Mike: I think that expression is incredibly important for all of us, I think art is a necessary vessel to explore ideas and challenge the norm. Globally we are in a pretty terrible place at the moment and I think we should all be looking more closely at how the arts react to the actual mess we are in.
Do you have a favorite project you’ve worked on this past year? What did you learn from creating and executing it?
Mike: Yes! I just recently finished a piece for a Berlin-based company, I pitched in a type treatment, which is something completely and utterly out of my comfort zone, I'm pretty happy with the outcome and can see loads of room for improvement. As I’ve moved forward what I've realised is challenging yourself is really important for general progression.
What do you wish you knew 5 years ago as an artist that you know now?
Mike: I wish I’d spent more time making my own work, focusing on projects I want to make and experimented more, I really rushed to get into the [sic] industry and I think in turn I missed out on some of the fun that comes with having nobody to answer too.
How is the process of illustrating art for publications different from creating your own art?
Mike: In some respects making work for a client can be easier when it comes to decision making, there’s a brief and a set of guidelines and I just have to do a good job following those rules and accepting that it’s a process of working with another person, with personal work all of the decision making is on my shoulders and that can be very hard, there are so many things I could make and so many ways I could approach something and it can get very overwhelming. I spoke earlier about questioning what it was that I was interested in as a means to figure out what I want to make and I think that has helped me to start making work for myself again.

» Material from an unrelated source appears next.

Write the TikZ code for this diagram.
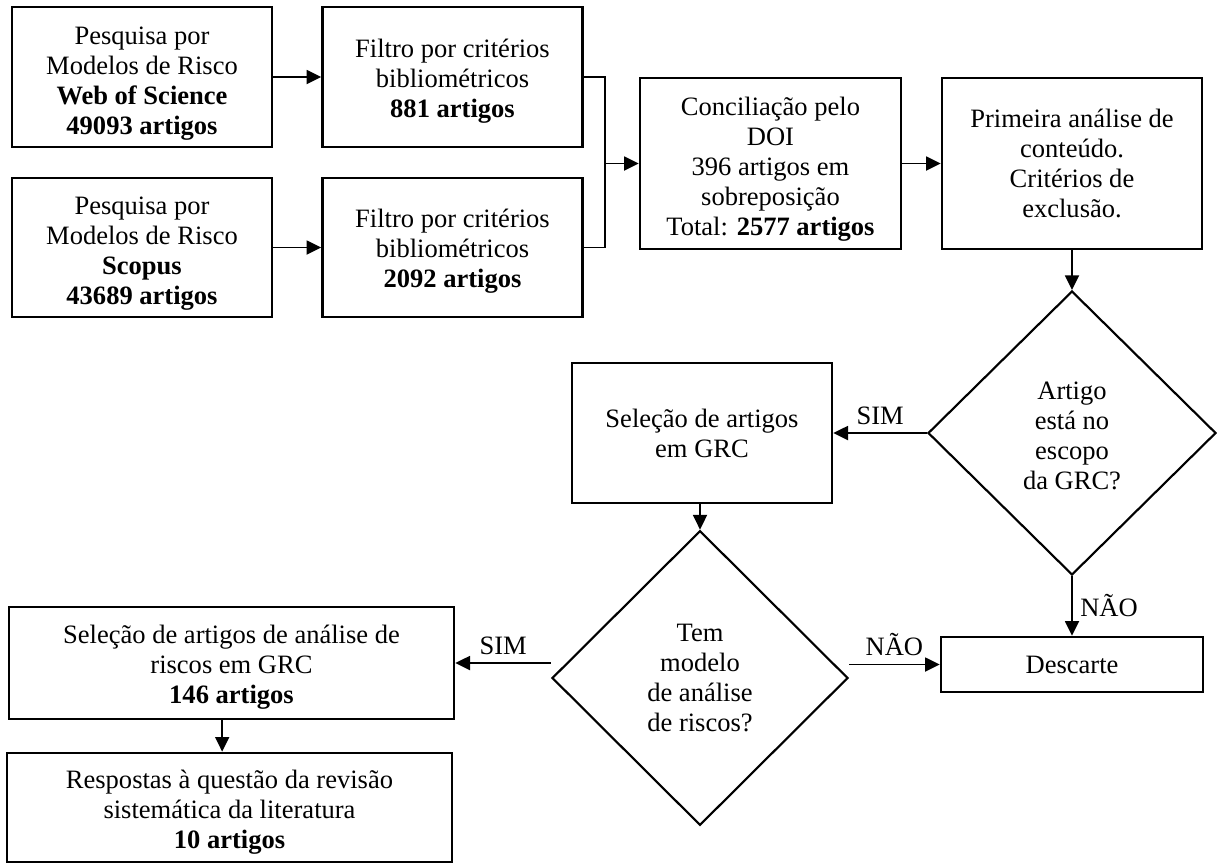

What was the first publication your illustration was featured in? Do you have any advice for freelancers entering the industry?
Mike: I think the first publication I was in was Left Lion Magazine, Left Lion are a Nottingham based monthly culture and arts magazine. I had contacted them whilst I was in university seeing if they needed anything illustrating, it took a year for them to get back to me but eventually they started asking if I was available to work. They didn't have any budget but they let me have complete creative control. Working for free is very taboo but at the time I thought it was important to get commercial work into my portfolio ready for when I graduated.
Additionally, what was the last thing you listened to or watched?
Mike: Music-wise I'm listening to a lot of the NPR tiny desk series, I really like just sticking them on and letting them run through, it’s a good way to learn about new artists. My favourite session is probably the Mac Miller session, I really loved ‘Swimming’ as a record it seemed somewhat upbeat and yet at the same time incredibly sad and reflective and it's just nice to listen to that session and enjoy some of those emotions.
I’ve not been watching too much TV recently, I’ve been very busy recently and sitting down and watching TV doesn’t seem to be doing too much for me at the moment, I'm very fed up with the constant criminal docs that Netflix tries to bombard me with every time I log on to my account.
Having said that I watched a really great documentary about Vivienne Westwood the other week, it was really great, I watched it six times, I think I really appreciate her need to want to make clothes that she likes and the struggle that comes with operating a big business. Over watching and over listening to the same thing is one of my favourite past times, none of my friends understand it.